Brief:
In the records below, find each line with the word "this" and copy it.

== Data supplied ==

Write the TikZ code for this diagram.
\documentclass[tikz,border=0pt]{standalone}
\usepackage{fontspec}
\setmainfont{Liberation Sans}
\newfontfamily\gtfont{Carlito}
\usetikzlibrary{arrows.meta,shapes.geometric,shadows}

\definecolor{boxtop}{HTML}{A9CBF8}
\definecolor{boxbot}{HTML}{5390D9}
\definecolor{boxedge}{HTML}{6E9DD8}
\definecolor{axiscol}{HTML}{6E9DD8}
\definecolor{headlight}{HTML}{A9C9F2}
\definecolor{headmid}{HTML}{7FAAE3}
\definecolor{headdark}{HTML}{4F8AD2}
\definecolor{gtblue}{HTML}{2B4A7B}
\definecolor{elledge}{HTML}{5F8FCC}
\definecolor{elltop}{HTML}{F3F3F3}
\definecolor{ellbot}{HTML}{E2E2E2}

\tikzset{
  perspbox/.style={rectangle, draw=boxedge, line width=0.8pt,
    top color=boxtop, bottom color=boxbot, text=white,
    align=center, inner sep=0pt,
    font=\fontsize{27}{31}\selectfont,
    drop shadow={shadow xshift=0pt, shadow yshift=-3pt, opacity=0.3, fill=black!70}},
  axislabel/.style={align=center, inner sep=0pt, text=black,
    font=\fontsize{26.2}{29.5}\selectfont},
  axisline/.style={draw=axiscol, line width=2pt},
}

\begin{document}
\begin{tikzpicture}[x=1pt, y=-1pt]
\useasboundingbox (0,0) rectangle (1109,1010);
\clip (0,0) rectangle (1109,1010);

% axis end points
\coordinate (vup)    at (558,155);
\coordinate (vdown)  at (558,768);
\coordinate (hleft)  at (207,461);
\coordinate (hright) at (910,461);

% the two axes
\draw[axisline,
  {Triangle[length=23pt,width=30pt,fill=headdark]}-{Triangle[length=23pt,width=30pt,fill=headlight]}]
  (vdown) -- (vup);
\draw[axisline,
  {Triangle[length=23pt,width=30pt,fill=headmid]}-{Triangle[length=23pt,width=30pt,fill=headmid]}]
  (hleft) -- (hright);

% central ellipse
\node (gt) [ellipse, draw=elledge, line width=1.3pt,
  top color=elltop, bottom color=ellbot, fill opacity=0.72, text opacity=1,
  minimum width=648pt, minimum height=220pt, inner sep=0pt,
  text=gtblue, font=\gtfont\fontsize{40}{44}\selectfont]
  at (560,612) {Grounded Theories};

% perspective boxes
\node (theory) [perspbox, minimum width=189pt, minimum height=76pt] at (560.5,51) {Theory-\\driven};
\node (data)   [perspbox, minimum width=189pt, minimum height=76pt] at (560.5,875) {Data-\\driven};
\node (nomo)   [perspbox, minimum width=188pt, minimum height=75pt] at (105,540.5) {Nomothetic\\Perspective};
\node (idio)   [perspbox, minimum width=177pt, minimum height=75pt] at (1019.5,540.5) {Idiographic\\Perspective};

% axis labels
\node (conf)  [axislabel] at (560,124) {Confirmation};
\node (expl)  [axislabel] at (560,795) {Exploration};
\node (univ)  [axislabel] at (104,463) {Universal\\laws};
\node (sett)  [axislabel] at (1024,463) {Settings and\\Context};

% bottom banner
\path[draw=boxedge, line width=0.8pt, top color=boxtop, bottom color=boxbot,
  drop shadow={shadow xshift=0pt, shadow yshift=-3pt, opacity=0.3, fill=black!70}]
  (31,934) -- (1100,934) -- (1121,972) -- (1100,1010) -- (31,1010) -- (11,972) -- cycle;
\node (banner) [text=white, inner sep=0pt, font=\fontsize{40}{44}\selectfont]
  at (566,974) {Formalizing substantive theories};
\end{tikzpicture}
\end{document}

===
== Data supplied ==

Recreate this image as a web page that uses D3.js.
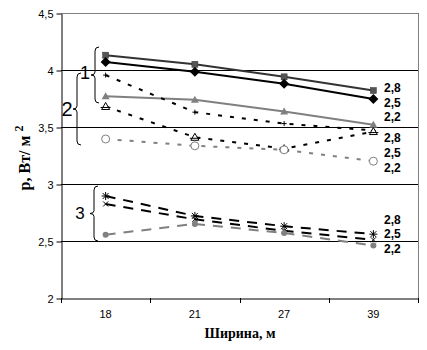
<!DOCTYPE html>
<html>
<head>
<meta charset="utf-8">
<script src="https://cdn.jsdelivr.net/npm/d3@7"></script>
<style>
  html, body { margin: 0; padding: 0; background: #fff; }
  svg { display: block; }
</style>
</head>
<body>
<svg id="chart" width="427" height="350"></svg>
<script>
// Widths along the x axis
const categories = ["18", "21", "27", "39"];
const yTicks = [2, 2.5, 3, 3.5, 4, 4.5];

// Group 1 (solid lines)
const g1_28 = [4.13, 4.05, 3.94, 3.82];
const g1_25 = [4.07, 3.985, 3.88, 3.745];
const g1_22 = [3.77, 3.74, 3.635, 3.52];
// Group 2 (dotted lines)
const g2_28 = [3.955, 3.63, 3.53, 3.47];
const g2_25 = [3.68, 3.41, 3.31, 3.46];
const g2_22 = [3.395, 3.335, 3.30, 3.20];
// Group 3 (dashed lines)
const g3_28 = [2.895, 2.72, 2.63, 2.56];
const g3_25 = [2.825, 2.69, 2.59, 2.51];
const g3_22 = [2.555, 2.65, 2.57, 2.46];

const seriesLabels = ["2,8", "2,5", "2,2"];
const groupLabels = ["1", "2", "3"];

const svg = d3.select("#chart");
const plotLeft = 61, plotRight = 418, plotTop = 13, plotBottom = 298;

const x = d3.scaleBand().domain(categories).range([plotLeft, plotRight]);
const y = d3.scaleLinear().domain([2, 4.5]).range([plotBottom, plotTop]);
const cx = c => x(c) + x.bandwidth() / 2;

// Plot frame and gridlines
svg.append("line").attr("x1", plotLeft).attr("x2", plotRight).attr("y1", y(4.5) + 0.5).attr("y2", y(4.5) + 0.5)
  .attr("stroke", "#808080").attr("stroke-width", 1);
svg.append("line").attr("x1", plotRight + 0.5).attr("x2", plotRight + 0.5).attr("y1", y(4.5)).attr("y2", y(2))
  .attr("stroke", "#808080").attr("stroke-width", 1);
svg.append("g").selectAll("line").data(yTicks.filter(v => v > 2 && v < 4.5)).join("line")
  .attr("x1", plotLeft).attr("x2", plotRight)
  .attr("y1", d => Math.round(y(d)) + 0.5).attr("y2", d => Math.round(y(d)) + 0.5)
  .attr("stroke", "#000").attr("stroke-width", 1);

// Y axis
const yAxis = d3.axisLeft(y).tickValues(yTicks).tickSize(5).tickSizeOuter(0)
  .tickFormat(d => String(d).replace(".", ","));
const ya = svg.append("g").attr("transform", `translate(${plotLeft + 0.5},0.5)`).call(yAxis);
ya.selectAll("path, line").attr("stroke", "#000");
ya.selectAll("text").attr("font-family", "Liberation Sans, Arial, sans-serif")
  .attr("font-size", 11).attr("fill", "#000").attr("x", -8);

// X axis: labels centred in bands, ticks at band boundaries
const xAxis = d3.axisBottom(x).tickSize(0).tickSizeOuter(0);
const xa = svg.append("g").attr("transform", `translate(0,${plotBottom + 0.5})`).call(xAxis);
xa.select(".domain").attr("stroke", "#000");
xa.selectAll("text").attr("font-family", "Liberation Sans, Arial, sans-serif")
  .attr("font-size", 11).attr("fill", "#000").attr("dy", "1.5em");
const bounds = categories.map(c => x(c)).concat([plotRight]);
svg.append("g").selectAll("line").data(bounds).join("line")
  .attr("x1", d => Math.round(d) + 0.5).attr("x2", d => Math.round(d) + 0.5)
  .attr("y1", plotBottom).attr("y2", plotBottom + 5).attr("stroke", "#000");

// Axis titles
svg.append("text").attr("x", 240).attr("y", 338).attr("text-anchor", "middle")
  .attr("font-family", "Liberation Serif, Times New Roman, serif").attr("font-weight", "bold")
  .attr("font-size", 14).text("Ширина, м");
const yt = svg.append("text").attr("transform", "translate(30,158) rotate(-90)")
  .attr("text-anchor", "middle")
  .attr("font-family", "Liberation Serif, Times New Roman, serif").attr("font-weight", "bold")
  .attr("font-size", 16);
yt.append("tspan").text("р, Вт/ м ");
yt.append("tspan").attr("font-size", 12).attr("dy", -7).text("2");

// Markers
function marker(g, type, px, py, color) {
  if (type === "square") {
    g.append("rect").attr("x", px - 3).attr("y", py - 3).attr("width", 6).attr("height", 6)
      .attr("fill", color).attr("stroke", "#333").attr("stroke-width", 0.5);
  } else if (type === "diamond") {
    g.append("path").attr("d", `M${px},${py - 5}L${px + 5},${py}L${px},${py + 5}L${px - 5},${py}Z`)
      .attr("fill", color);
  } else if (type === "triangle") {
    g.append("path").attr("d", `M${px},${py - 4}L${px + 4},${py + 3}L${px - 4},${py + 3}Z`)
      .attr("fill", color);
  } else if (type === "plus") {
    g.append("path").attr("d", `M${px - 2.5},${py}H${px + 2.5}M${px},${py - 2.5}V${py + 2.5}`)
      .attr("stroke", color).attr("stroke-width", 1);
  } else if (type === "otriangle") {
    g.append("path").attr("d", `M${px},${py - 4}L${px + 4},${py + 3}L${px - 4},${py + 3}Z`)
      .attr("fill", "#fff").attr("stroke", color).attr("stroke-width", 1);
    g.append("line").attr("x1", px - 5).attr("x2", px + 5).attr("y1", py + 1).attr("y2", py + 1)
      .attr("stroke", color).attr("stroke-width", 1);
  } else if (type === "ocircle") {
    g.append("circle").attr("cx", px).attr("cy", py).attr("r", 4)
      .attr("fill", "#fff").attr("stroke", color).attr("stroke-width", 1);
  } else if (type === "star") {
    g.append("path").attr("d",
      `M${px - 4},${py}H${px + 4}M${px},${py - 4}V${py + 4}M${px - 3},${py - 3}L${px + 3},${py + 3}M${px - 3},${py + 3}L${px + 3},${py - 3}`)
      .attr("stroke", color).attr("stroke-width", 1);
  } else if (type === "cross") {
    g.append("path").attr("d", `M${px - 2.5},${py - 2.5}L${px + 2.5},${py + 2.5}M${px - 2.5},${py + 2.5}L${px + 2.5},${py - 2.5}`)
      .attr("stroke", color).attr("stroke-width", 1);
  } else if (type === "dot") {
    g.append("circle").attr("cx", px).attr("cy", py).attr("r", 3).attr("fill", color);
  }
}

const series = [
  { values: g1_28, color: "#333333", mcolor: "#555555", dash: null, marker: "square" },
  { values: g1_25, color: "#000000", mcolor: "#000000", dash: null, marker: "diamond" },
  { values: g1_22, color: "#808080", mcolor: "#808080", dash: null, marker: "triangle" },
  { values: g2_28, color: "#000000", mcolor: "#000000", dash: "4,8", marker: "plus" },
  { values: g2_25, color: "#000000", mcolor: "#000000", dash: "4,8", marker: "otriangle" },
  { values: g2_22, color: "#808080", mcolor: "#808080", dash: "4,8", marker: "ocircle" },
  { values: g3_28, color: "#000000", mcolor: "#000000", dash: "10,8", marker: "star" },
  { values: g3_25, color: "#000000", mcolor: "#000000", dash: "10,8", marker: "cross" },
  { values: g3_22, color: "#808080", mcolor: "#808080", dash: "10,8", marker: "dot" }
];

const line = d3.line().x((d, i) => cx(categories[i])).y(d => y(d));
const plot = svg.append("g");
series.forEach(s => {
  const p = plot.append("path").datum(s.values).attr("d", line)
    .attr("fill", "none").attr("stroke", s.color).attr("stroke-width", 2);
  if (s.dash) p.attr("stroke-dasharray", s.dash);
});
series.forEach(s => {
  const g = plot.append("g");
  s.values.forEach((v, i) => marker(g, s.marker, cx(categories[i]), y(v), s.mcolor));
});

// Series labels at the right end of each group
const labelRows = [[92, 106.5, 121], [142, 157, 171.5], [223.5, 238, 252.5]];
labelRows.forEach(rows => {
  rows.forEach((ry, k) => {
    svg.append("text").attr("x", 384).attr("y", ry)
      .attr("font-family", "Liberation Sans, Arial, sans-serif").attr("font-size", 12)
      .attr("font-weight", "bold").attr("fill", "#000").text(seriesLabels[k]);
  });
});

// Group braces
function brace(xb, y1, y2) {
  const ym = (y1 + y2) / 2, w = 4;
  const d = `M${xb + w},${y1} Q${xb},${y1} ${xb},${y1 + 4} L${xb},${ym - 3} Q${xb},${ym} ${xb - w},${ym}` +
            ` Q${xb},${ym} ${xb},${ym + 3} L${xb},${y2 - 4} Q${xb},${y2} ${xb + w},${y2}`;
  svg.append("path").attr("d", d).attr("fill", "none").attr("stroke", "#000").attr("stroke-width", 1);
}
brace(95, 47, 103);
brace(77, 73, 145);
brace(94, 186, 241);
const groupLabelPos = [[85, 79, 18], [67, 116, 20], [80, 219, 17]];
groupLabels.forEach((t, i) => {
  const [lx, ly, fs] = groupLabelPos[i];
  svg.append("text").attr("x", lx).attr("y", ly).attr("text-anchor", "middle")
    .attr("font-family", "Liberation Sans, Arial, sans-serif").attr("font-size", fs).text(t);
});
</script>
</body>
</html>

===

Written answer:
Write the TikZ code for this diagram.
Recreate this image as a web page that uses D3.js.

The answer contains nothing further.